======== Items ========
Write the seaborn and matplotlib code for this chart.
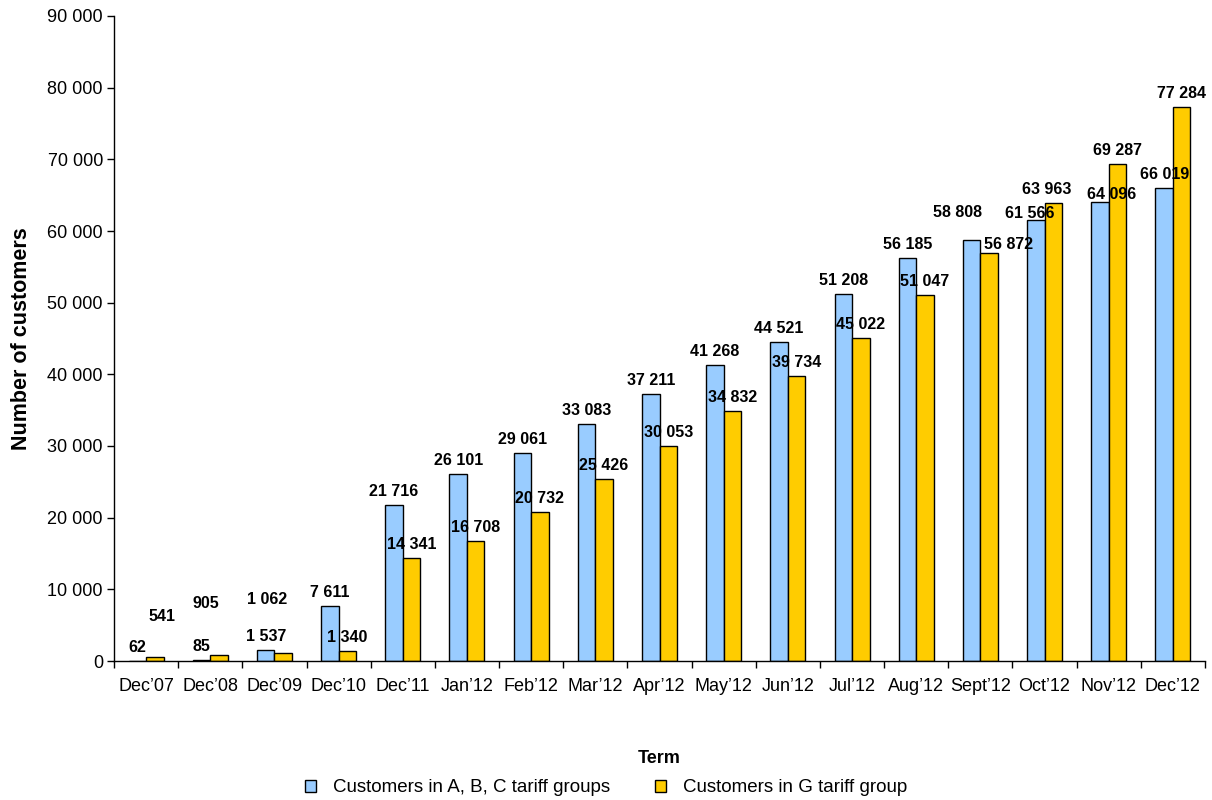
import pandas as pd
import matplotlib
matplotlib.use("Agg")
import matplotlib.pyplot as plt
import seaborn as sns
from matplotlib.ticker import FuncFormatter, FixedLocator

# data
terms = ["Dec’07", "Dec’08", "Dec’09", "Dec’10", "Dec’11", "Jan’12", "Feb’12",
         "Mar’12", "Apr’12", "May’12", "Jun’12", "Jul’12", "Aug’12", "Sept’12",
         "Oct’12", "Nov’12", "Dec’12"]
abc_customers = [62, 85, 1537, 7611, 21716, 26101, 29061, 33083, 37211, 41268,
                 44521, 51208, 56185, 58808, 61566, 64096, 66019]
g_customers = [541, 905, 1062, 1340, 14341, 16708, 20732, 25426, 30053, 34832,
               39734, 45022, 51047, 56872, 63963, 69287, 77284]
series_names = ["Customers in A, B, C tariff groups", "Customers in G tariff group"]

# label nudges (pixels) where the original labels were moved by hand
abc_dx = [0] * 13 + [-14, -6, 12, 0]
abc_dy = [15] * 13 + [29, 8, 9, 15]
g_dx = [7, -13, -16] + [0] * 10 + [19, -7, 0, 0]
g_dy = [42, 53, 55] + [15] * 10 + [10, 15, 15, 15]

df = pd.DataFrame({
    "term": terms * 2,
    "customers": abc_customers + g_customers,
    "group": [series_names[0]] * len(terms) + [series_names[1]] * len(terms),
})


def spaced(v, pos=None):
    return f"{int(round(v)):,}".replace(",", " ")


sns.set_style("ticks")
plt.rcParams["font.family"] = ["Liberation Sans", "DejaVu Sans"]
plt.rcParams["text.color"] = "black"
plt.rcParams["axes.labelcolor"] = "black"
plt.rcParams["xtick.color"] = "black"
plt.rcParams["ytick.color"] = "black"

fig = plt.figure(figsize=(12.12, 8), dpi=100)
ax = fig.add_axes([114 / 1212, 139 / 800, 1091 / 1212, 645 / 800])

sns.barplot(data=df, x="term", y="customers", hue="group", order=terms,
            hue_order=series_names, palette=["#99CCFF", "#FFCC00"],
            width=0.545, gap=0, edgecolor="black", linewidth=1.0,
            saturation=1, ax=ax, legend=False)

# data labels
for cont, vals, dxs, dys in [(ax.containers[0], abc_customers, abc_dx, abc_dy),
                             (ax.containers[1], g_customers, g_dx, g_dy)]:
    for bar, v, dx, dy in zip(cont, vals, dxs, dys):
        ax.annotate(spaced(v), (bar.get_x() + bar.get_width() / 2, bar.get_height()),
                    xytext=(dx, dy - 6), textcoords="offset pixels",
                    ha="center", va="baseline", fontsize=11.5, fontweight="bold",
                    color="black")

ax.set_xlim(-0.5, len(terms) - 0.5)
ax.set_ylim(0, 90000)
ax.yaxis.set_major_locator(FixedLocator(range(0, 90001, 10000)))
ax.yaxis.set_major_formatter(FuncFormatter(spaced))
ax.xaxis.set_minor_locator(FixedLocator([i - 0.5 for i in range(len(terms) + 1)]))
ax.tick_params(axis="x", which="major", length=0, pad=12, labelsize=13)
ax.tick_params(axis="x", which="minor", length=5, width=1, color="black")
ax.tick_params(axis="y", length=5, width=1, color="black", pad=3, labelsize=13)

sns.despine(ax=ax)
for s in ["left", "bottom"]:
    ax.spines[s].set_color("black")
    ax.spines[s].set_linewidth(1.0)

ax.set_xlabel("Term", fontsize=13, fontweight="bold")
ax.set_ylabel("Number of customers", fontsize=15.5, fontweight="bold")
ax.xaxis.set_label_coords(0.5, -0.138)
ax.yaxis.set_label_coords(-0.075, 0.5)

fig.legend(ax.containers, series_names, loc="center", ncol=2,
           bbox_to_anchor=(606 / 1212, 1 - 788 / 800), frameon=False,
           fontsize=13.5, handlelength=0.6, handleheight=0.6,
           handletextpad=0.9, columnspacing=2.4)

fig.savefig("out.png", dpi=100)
========
======== Items ========
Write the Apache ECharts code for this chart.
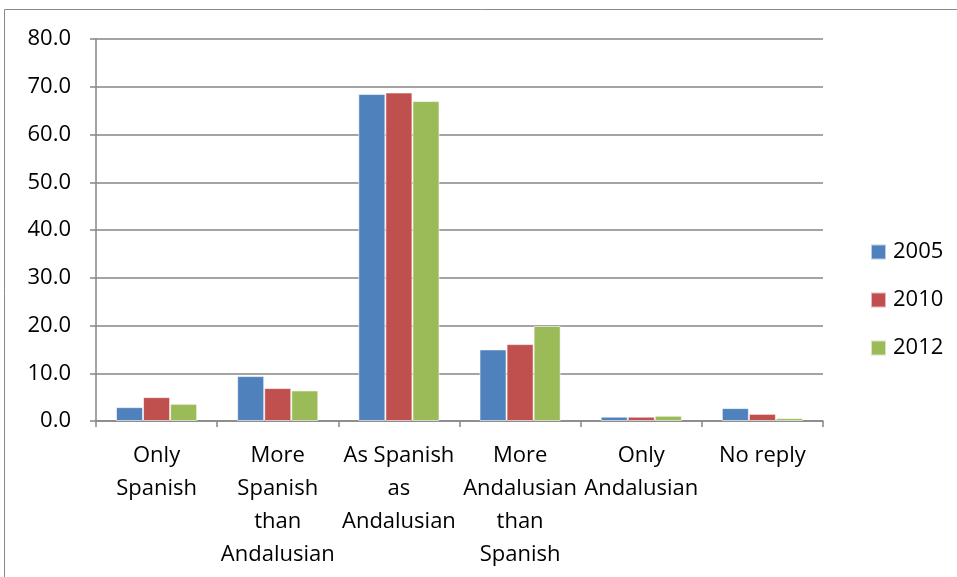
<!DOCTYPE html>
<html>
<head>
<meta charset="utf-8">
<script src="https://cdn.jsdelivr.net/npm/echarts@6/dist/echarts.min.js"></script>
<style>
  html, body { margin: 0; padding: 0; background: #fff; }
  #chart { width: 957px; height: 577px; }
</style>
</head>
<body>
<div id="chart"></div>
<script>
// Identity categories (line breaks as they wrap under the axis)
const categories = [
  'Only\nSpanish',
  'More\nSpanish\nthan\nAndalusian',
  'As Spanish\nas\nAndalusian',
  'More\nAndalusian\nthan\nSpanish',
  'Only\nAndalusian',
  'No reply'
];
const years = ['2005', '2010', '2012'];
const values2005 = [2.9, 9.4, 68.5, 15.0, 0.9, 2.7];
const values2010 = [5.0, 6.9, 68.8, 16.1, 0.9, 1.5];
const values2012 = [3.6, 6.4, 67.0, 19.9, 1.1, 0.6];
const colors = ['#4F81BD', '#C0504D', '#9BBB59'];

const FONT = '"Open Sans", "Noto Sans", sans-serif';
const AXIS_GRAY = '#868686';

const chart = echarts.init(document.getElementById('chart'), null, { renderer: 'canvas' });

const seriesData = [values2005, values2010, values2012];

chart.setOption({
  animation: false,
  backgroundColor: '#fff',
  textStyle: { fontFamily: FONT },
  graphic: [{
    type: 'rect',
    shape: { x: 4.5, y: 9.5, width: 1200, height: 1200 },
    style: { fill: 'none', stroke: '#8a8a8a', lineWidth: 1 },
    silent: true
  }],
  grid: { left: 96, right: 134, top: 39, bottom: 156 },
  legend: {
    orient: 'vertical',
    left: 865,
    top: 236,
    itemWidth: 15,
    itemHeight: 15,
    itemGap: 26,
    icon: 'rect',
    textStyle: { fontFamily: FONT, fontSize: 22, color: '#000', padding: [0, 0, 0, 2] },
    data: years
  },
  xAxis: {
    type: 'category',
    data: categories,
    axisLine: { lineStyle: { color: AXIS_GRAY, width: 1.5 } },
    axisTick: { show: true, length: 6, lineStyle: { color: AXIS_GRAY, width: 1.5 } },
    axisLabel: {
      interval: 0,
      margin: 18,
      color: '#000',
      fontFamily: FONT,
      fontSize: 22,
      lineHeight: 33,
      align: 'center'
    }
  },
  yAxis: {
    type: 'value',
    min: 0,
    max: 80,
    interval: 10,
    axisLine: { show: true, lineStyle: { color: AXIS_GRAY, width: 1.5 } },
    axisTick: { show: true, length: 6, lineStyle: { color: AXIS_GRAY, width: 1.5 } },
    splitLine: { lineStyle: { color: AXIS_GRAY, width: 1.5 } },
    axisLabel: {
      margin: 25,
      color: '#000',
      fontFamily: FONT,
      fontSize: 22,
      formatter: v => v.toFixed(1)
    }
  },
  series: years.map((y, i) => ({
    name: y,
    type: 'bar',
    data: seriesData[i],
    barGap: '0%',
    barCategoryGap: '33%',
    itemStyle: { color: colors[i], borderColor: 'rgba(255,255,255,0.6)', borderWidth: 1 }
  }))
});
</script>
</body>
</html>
========
======== Items ========
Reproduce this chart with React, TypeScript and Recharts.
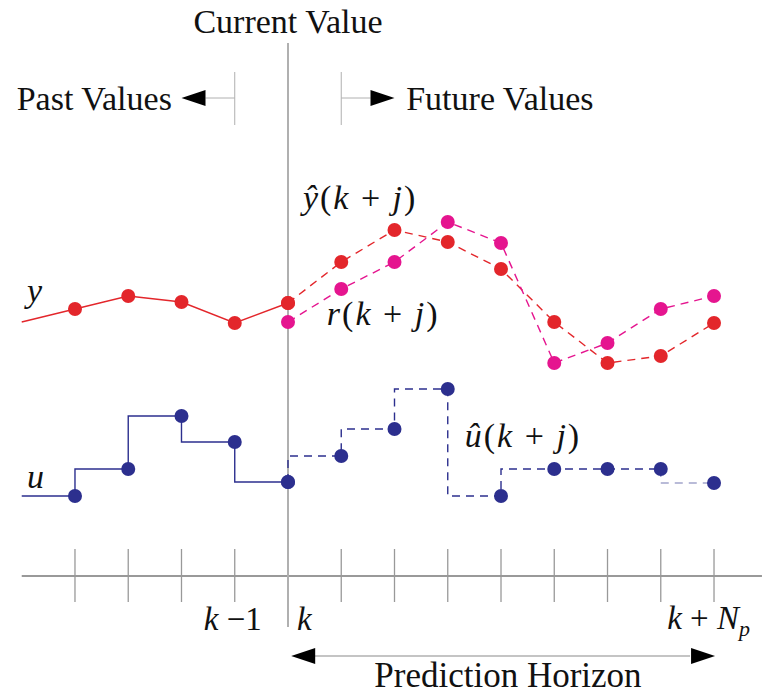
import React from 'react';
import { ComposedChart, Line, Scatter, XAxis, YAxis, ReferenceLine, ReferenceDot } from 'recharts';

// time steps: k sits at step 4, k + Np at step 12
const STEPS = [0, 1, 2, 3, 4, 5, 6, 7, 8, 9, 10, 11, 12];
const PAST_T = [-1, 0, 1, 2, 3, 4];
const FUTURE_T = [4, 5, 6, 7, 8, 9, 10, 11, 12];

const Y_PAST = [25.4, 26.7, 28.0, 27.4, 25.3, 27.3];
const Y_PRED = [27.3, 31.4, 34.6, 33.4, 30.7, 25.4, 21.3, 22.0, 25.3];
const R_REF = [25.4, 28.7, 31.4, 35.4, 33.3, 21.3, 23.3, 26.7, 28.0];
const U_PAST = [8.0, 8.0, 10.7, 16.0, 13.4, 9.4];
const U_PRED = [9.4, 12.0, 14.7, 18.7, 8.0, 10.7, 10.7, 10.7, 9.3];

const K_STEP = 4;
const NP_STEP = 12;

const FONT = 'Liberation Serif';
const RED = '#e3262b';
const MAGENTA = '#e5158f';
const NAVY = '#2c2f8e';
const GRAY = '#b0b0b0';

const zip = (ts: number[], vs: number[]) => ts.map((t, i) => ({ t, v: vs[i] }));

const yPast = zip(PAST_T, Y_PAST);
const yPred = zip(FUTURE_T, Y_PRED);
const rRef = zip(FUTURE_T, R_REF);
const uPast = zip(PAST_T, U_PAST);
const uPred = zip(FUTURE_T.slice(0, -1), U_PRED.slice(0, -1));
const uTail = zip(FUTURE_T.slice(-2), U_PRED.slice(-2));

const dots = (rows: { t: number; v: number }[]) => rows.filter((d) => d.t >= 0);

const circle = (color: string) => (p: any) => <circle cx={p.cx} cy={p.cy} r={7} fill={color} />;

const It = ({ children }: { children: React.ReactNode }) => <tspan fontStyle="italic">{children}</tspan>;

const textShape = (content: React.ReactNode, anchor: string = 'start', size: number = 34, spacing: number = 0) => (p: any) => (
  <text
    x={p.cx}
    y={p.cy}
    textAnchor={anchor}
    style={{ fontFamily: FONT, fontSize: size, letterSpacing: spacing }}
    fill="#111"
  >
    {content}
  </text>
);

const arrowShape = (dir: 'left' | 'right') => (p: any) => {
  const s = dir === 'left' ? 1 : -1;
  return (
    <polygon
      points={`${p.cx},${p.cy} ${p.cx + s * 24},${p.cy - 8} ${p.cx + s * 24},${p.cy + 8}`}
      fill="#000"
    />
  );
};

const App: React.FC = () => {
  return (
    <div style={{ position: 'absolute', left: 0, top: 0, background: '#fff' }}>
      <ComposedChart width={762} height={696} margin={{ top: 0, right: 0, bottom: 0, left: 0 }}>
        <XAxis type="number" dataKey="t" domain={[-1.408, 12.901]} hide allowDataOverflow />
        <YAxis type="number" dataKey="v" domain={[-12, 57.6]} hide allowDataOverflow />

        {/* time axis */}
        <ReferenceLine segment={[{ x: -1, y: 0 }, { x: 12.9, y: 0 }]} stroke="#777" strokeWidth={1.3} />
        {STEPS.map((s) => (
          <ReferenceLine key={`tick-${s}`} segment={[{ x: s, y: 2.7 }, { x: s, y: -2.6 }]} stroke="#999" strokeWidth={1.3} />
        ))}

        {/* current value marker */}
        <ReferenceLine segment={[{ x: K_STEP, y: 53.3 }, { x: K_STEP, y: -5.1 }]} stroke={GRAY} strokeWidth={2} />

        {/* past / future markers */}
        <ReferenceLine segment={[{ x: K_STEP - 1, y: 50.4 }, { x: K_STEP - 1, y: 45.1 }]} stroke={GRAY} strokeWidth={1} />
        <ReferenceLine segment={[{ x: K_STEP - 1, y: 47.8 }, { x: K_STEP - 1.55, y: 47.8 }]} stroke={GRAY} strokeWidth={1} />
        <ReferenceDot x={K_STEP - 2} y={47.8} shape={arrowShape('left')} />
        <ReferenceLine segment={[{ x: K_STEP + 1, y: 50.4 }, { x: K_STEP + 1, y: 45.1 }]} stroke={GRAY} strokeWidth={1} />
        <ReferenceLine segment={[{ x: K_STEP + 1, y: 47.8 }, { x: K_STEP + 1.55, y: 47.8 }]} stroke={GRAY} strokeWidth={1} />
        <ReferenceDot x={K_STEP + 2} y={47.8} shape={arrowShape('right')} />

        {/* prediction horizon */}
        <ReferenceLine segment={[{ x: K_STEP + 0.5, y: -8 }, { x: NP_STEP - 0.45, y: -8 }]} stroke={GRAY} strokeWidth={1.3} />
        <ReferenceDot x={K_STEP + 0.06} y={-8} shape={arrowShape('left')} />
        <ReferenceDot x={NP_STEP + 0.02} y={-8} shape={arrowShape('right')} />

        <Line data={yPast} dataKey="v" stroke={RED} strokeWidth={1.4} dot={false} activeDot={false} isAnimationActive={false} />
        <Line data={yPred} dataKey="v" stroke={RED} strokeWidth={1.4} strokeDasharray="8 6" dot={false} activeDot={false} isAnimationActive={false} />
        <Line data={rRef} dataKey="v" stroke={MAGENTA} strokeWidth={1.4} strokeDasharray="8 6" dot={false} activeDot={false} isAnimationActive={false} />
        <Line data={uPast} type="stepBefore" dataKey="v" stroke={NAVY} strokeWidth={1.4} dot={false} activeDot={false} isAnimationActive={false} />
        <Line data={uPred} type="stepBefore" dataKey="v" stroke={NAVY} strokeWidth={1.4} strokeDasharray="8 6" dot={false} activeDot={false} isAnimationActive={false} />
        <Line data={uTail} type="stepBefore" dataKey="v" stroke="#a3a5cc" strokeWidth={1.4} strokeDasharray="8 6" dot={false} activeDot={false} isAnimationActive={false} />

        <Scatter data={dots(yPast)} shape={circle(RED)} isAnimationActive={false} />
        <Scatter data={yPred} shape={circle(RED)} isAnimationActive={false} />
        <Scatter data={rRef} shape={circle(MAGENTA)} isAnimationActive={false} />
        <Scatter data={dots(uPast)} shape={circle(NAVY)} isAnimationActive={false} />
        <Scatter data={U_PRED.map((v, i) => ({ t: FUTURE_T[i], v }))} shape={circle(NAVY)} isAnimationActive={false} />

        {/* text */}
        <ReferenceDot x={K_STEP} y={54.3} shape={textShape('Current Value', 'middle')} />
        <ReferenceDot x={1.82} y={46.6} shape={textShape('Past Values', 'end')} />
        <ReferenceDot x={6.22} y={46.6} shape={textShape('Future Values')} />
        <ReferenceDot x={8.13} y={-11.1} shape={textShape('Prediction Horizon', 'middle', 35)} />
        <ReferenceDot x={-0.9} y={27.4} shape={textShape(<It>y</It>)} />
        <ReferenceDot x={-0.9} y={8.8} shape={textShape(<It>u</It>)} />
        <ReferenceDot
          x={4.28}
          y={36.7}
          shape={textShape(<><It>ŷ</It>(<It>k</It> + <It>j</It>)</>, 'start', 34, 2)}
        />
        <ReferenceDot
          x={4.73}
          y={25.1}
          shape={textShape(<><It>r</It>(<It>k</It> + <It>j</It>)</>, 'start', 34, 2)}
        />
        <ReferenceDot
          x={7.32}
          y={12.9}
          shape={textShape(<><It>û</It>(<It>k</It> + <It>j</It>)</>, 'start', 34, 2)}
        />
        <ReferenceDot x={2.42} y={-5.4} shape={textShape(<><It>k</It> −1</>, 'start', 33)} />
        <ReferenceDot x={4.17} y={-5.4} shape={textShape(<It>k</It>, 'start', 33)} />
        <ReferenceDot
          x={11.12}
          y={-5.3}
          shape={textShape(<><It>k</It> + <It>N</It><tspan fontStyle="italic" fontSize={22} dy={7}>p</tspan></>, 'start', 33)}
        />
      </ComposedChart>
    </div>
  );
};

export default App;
========
- Task details
Look through the data above. Copy every line with the string "seaborn" in it.

- Answer to this task
Write the seaborn and matplotlib code for this chart.
import seaborn as sns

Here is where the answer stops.